Beijing announced plans earlier this month to phase out petrol vehicles by an unspecified date, but it has also been preparing rules to impose production quotas on car companies
AFP

Beijing (AFP) – China announced Thursday that it would delay until 2019 the enactment of a quota requiring automakers to produce a minimum number of electric cars after some foreign firms and Germany raised concerns.

Beijing announced plans earlier this month to phase out petrol vehicles by an unspecified date, but it has also been preparing rules to impose production quotas on car companies.

China had released in June a draft regulation that would have imposed from next year a complex credit system for companies to dedicate a portion of their production to new-energy vehicles — electric and hybrids.

But the rules will now be applied from 2019, the industry and information technology ministry said Thursday.

Under the system, all types of vehicles will receive a certain number of credits, with green cars getting more points. A company’s total credit score will be calculated based on its annual sales.

According to the new rules, electric and hybrid vehicles will have to account for at least 10 percent of a company’s total credit score in 2019, rising to 12 percent in 2020.

The rule will apply to companies that make more than 30,000 fossil fuel vehicles per years. If they fail to meet the quota, they will have to buy credits from other automakers that complied with the rules, or face fines.

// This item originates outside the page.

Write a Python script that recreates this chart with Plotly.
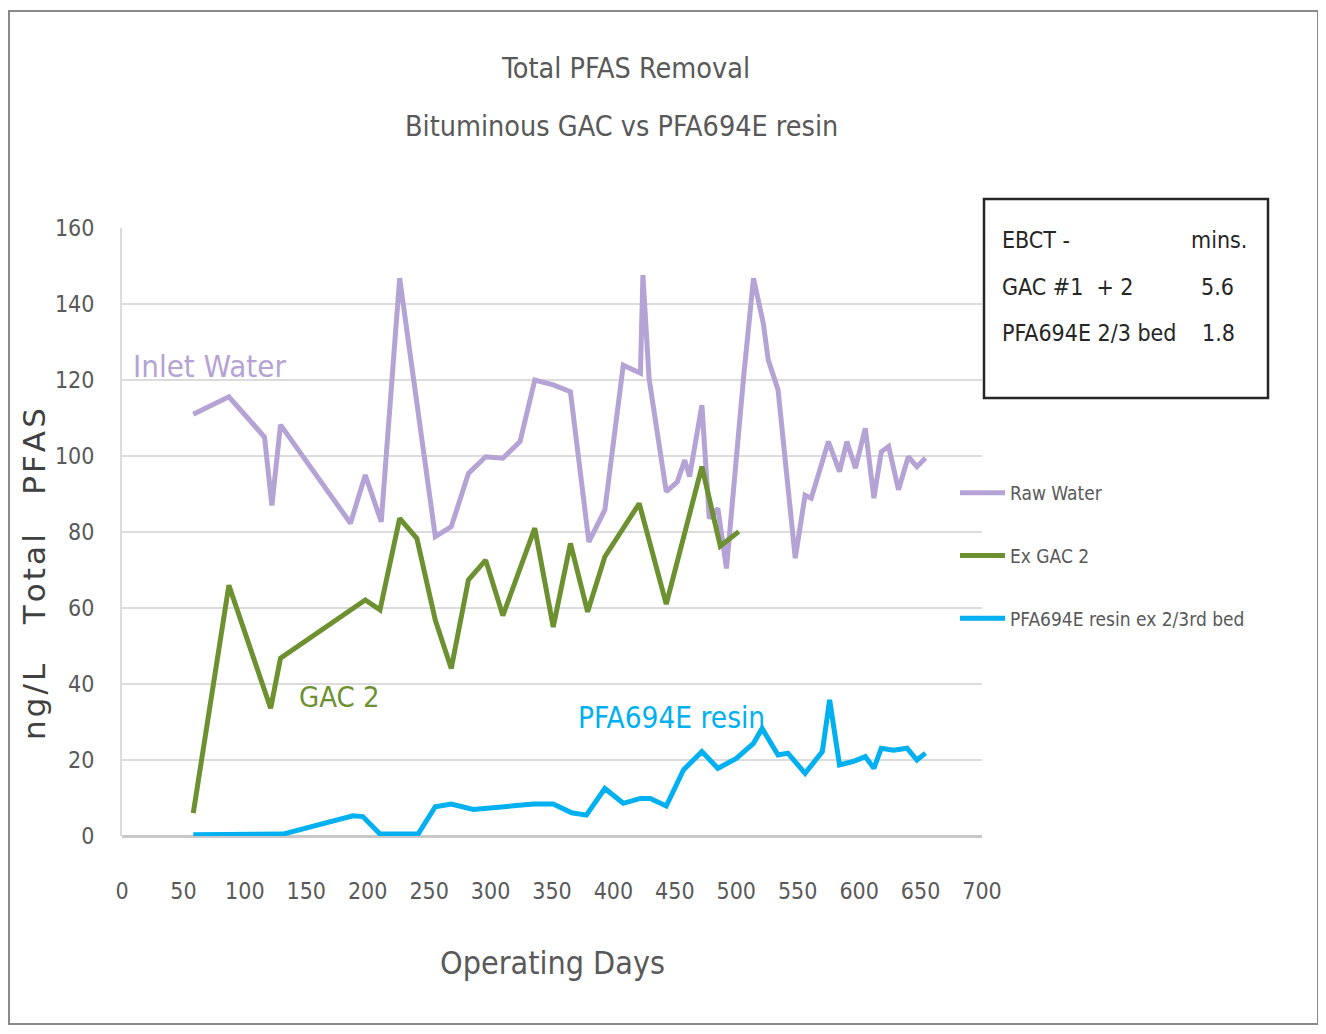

The previous draft would have set the green credit at eight percent in 2018, but several automakers were concerned they would not be able to meet the deadline.

German automaker Volkswagen, the market leader, acknowledged that meeting the target so soon would not be easy.

VW sold just a few hundred “green” cars among the four million vehicles it sold in China in 2016, but the German manufacturer plans to sell around 400,000 new-energy vehicles in the country by 2020 and 1.5 million by 2025.

German Chancellor Angela Merkel had personally asked for a compromise in talks with Chinese Premier Li Keqiang earlier this year, according to the German newspaper Handelsblatt.

Other foreign automakers are also stepping up efforts to produce green cars in China.

US car giant Ford envisages that 70 percent of all Ford cars available in China will have electric options by 2025. It is establishing a joint venture with China’s Zotye Automobile to make and sell all-electric vehicles.

Volvo will introduce its first 100-percent electric car in China in 2019.